Is the Second Step Just Copying the First?

Finally, one might wonder: Is the Influenced Retriever (\(R_I\)) actually doing anything useful, or is it completely dependent on the Driver (\(R_D\))?

Figure 5: The impact on performance when the retrieved context size from driver is increased.Both the baseline and RAR in each setting have the same R_D output. The only thing which brings a performance difference is the output from R_I . This shows that R_I is not entirely reliant on R_D . It adapts itself to keep the performance above baseline with increasing context length.

Figure 5 compares RAR against a baseline where the context from the Driver is identical. Since RAR (solid lines) consistently beats the baseline (dashed lines), it proves that the Influenced Retriever is actively adding value. It successfully filters and selects complementary information that the Driver missed.

Conclusion and Implications

The RAR paper provides a compelling blueprint for improving code generation in specialized domains. By acknowledging that documentation and examples are two sides of the same coin, the researchers demonstrated that sequential retrieval is far superior to parallel retrieval.

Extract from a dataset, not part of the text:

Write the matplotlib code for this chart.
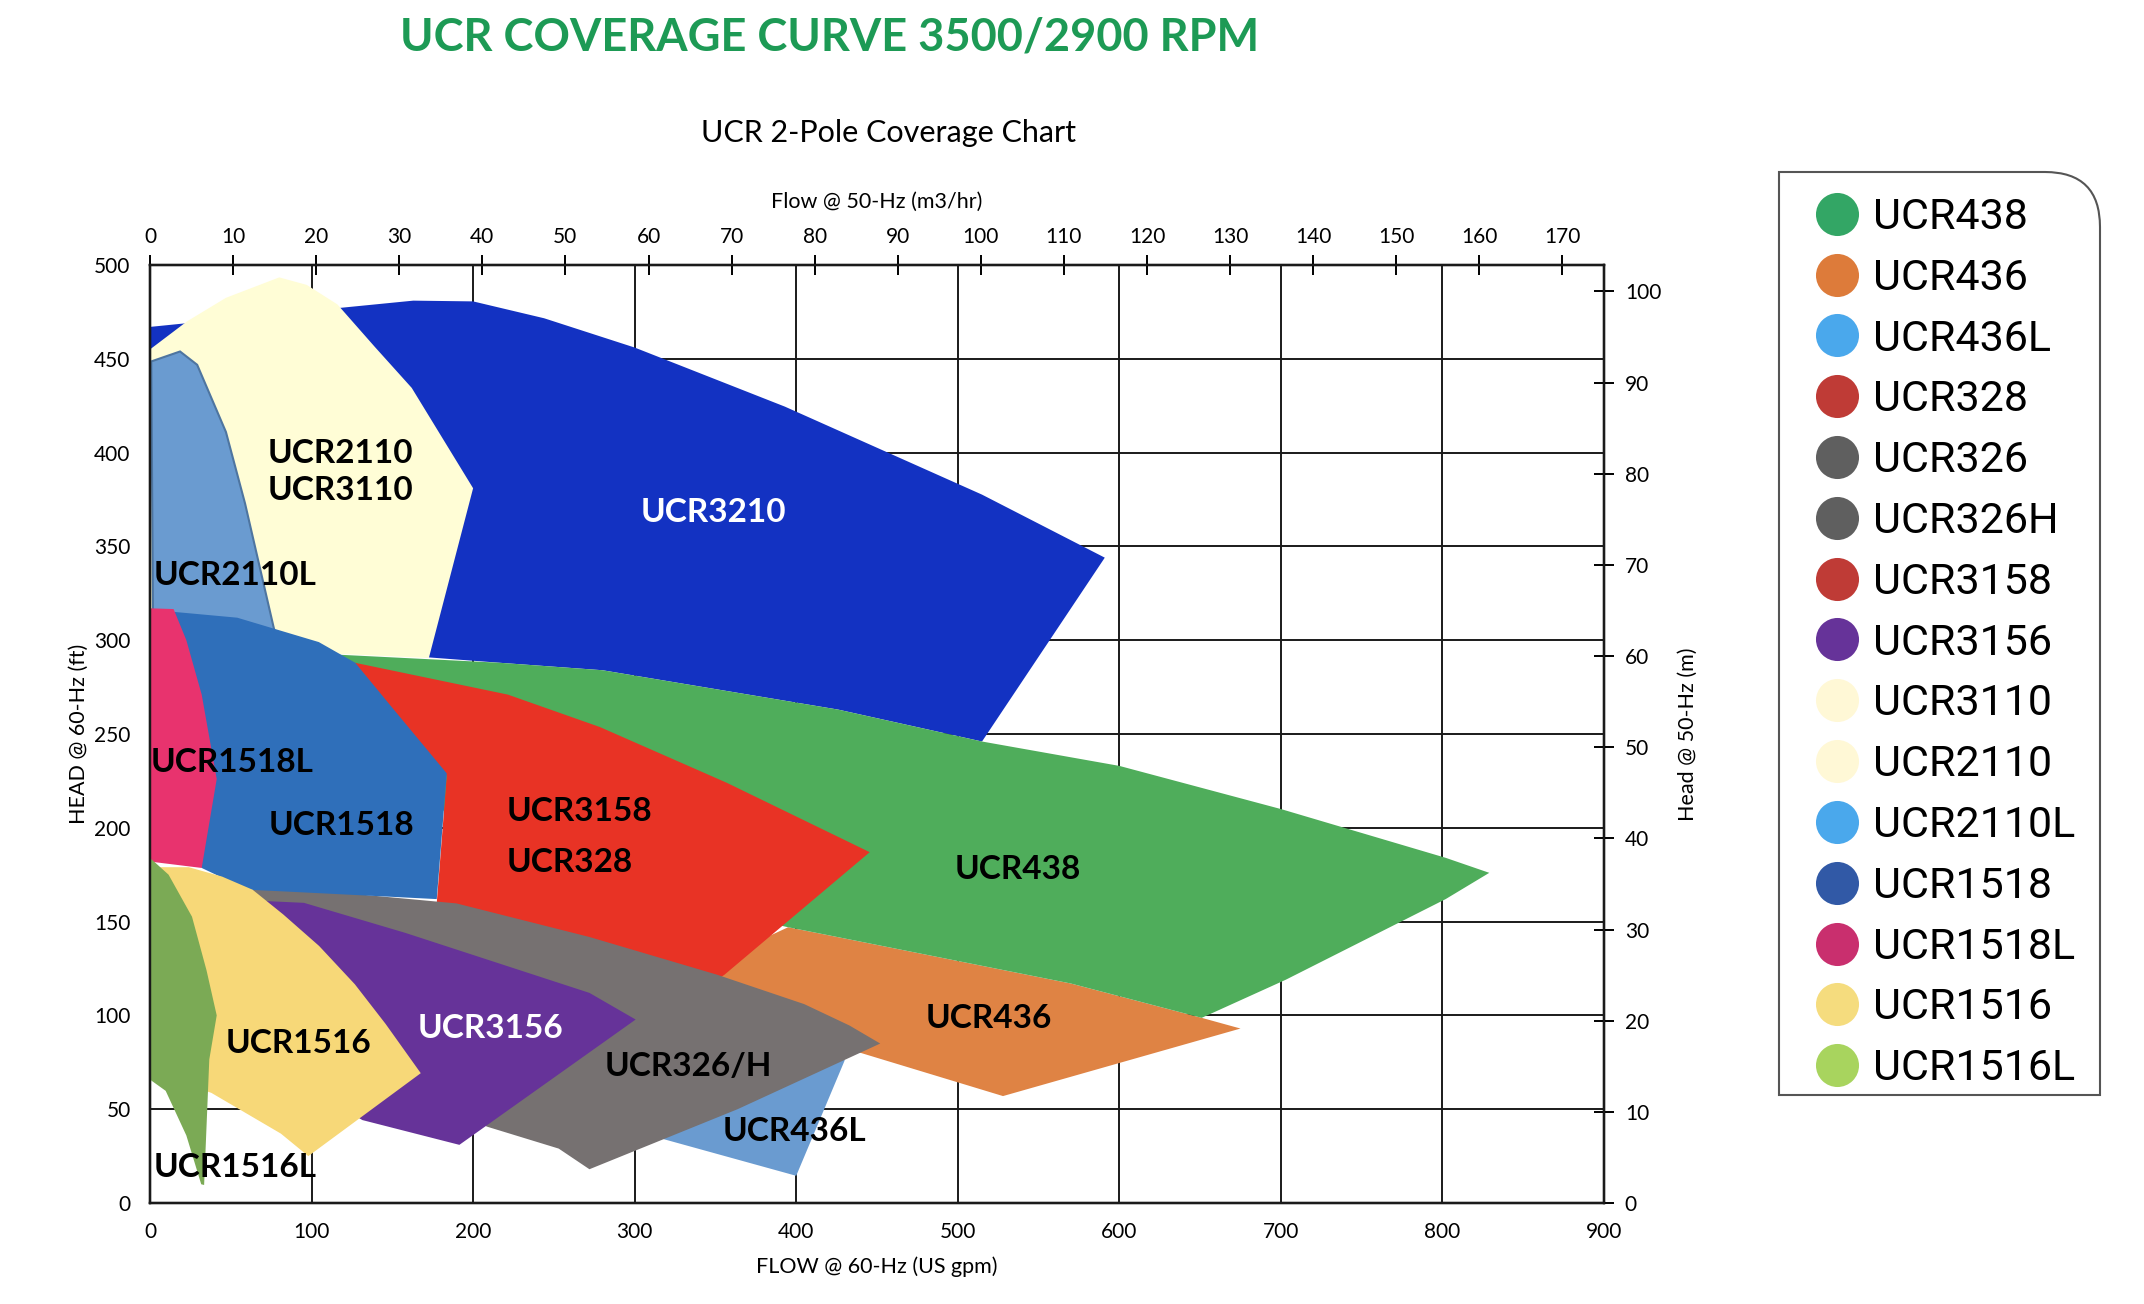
import matplotlib
matplotlib.use("Agg")
import matplotlib.pyplot as plt
from matplotlib.lines import Line2D
from matplotlib.path import Path
from matplotlib.patches import PathPatch
import numpy as np

plt.rcParams['font.family'] = ['Lato', 'DejaVu Sans']

# --- coverage envelopes (flow US gpm @60Hz, head ft @60Hz) ---
flow_3210 = [0, 23, 116, 163, 200, 244, 300, 393, 515, 591, 515, 426, 280, 216, 170, 0]
head_3210 = [467, 469, 477, 481, 480.6, 471.6, 456, 424.5, 377.6, 344, 246, 263, 284, 288, 291, 300]

flow_2110 = [0, 23, 47, 80, 97, 116, 139, 162, 200, 172.6, 60, 0]
head_2110 = [455, 470, 482.5, 493.4, 489.4, 479, 456.5, 434.5, 381, 290.5, 295, 300]

flow_2110L = [0.8, 18.6, 29.2, 47, 58.8, 76.5, 80, 2]
head_2110L = [448.6, 453.9, 446.8, 411, 373, 307, 295, 295]

flow_436 = [340, 395, 570, 651, 675, 528, 440, 340]
head_436 = [125, 147, 117, 98.7, 93, 57, 80, 100]

flow_436L = [316, 400, 430, 420, 330]
head_436L = [34.5, 14.5, 76, 90, 60]

flow_438 = [100, 216, 280, 426, 515, 600, 700, 802, 829, 802, 703, 651, 570, 395, 300, 200, 100]
head_438 = [293, 288, 284, 263, 246, 233, 210, 184, 176, 162, 119, 98.7, 117, 147, 165, 200, 250]

flow_3158 = [126.7, 221.5, 278.5, 357, 445.5, 355.6, 351, 272, 189.7, 177.5, 183.7]
head_3158 = [288, 271, 253.7, 224, 187, 121.7, 119, 139, 157, 160, 227.7]

flow_326 = [63.5, 85.7, 189.7, 272, 351, 405, 433, 452, 363.7, 272, 253, 209, 150, 80]
head_326 = [167, 168, 159.7, 141.8, 121.7, 106, 94.6, 85, 50, 18, 29, 40.6, 60, 100]

flow_3156 = [70, 95.3, 158, 272, 300.6, 191.5, 131.5, 100, 60]
head_3156 = [161, 160, 144, 112, 97.8, 31, 44.2, 60, 100]

flow_1518 = [5, 16, 54, 104.5, 127, 149, 183.7, 177.5, 85, 60.4, 32, 10]
head_1518 = [315, 315, 312, 299, 288, 265, 229, 162, 166, 167, 178.6, 200]

flow_1518L = [0, 14.6, 22.5, 32, 41.3, 32, 0]
head_1518L = [317, 316.6, 300, 271, 226, 178.6, 182]

flow_1516 = [6.8, 24, 44.6, 63.5, 82.5, 104.7, 126.8, 145.8, 167.6, 98, 81, 38, 0, 0]
head_1516 = [179, 179, 174, 167, 153.8, 137, 116.6, 95.5, 69.2, 25, 37, 58.7, 70, 179]

flow_1516L = [0.3, 11.5, 26, 35, 41.3, 36.7, 33.5, 31.7, 22.5, 9.7, 0.3]
head_1516L = [183.7, 175, 152.6, 124, 100, 76.5, 9.6, 10, 36, 59.8, 65.6]

# region labels: text, flow, head, colour
label_text = ['UCR2110', 'UCR3110', 'UCR2110L', 'UCR3210', 'UCR1518L', 'UCR1518',
              'UCR3158', 'UCR328', 'UCR438', 'UCR436', 'UCR1516', 'UCR3156',
              'UCR326/H', 'UCR436L', 'UCR1516L']
label_flow = [118, 118, 52.5, 349, 51, 118.5, 266, 260, 537, 519, 92, 211, 333, 399, 52.5]
label_head = [399.5, 380, 334.6, 368, 234.7, 201, 208.5, 181.5, 178, 98.4, 85, 93, 73, 38, 19]
label_color = ['black', 'black', 'black', 'white', 'black', 'black', 'black', 'black',
               'black', 'black', 'black', 'white', 'black', 'black', 'black']

legend_names = ['UCR438', 'UCR436', 'UCR436L', 'UCR328', 'UCR326', 'UCR326H',
                'UCR3158', 'UCR3156', 'UCR3110', 'UCR2110', 'UCR2110L', 'UCR1518',
                'UCR1518L', 'UCR1516', 'UCR1516L']
legend_colors = ['#33A665', '#DD7B3A', '#4AA8EC', '#BF3B36', '#5F5F5F', '#5F5F5F',
                 '#BF3B36', '#663399', '#FFF8D6', '#FFF8D6', '#4AA8EC', '#3159A6',
                 '#C92F6E', '#F5DC7E', '#A8D45E']

gpm_ticks = np.arange(0, 901, 100)
ft_ticks = np.arange(0, 501, 50)
m3h_ticks = np.arange(0, 171, 10)
m_ticks = np.arange(0, 101, 10)

fig = plt.figure(figsize=(21.44, 13.04), dpi=100, facecolor='white')
ax = fig.add_axes([0.06996, 0.07745, 0.67817, 0.71933])

polys = [
    (flow_3210, head_3210, '#1332C2', 1),
    (flow_2110, head_2110, '#FFFDD6', 2),
    (flow_2110L, head_2110L, '#6A9BD0', 3),
    (flow_436L, head_436L, '#6A9BD0', 4),
    (flow_436, head_436, '#DF8344', 5),
    (flow_438, head_438, '#4FAD5B', 6),
    (flow_3158, head_3158, '#E83325', 7),
    (flow_326, head_326, '#767171', 8),
    (flow_3156, head_3156, '#663399', 9),
    (flow_1518, head_1518, '#2F6FBA', 10),
    (flow_1518L, head_1518L, '#E8336E', 11),
    (flow_1516, head_1516, '#F7D878', 12),
    (flow_1516L, head_1516L, '#7BAA55', 13),
]
for fx, hy, col, z in polys:
    ax.fill(fx, hy, color=col, lw=0, zorder=z)
# 2110L has a darker outline
ax.fill(flow_2110L, head_2110L, facecolor='none', edgecolor='#4E75A0', lw=1.5, zorder=3.5)

for t, x, y, c in zip(label_text, label_flow, label_head, label_color):
    ax.text(x, y, t, color=c, fontsize=24, fontweight='bold', ha='center', va='center',
            zorder=20)

ax.set_xlim(0, 900)
ax.set_ylim(0, 500)
ax.set_xticks(gpm_ticks)
ax.set_yticks(ft_ticks)
ax.grid(True, color='#1a1a1a', lw=1.4, zorder=0)
ax.set_axisbelow(True)
ax.tick_params(axis='both', length=0, labelsize=15, pad=14)
for s in ax.spines.values():
    s.set_color('#1a1a1a')
    s.set_linewidth(1.6)
ax.set_xlabel('FLOW @ 60-Hz (US gpm)', fontsize=15.5, labelpad=10)
ax.set_ylabel('HEAD @ 60-Hz (ft)', fontsize=15.5, labelpad=4)

ax_top = ax.twiny()
ax_top.set_xlim(0, 175)
ax_top.set_xticks(m3h_ticks)
ax_top.tick_params(axis='x', direction='inout', length=14, width=1.4, labelsize=15, pad=6)
ax_top.set_xlabel('Flow @ 50-Hz (m3/hr)', fontsize=15.5, labelpad=14)

ax_r = ax.twinx()
ax_r.set_ylim(0, 102.9)
ax_r.set_yticks(m_ticks)
ax_r.tick_params(axis='y', direction='inout', length=14, width=1.4, labelsize=15, pad=8)
ax_r.set_ylabel('Head @ 50-Hz (m)', fontsize=15.5, labelpad=12)
for a in (ax_top, ax_r):
    for s in a.spines.values():
        s.set_color('#1a1a1a')
        s.set_linewidth(1.6)

fig.text(0.387, 0.9716, 'UCR COVERAGE CURVE 3500/2900 RPM', color='#1D9A55',
         fontsize=32.5, fontweight='bold', ha='center', va='center')
fig.text(0.4146, 0.898, 'UCR 2-Pole Coverage Chart', fontsize=22,
         ha='center', va='center')

# legend
handles = [Line2D([], [], marker='o', ls='', markersize=31, color=c, markeredgewidth=0)
           for c in legend_colors]
leg = fig.legend(handles, legend_names, loc='upper left', bbox_to_anchor=(0.8345, 0.8655),
                 frameon=False, prop={'family': 'Roboto', 'size': 31},
                 handletextpad=0.24, labelspacing=0.46, borderpad=0, handlelength=1.2)

# legend frame with a rounded top-right corner (figure pixels)
W, H = 2144, 1304
x0, x1, y0, y1, r = 1779, 2100, 1095, 172, 55
verts = [(x0, y0), (x0, y1), (x1 - r, y1), (x1, y1), (x1, y1 + r), (x1, y0), (x0, y0)]
codes = [Path.MOVETO, Path.LINETO, Path.LINETO, Path.CURVE3, Path.CURVE3, Path.LINETO, Path.CLOSEPOLY]
verts = [(vx / W, 1 - vy / H) for vx, vy in verts]
frame = PathPatch(Path(verts, codes), transform=fig.transFigure, facecolor='none',
                  edgecolor='#555555', lw=1.5)
fig.add_artist(frame)

fig.savefig('out.png', dpi=100, facecolor='white')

Key Takeaways for Students and Developers:

  1. Context Relationship Matters: Don’t just retrieve “relevant stuff.” Retrieve “stuff that explains the other stuff.”
  2. Documentation is Powerful: For low-resource languages, a well-structured grammar (documentation) can be just as valuable as few-shot examples, provided the model knows how to navigate it.
  3. Plan for Failure: The “Negative Influence” technique is a great lesson in robust system design. Always assume your first retrieval step might be wrong and provide the model with diverse alternatives.

As we move toward more specialized AI agents—ones that need to write obscure database queries or control proprietary software—techniques like RAR will be essential for turning general-purpose LLMs into domain experts.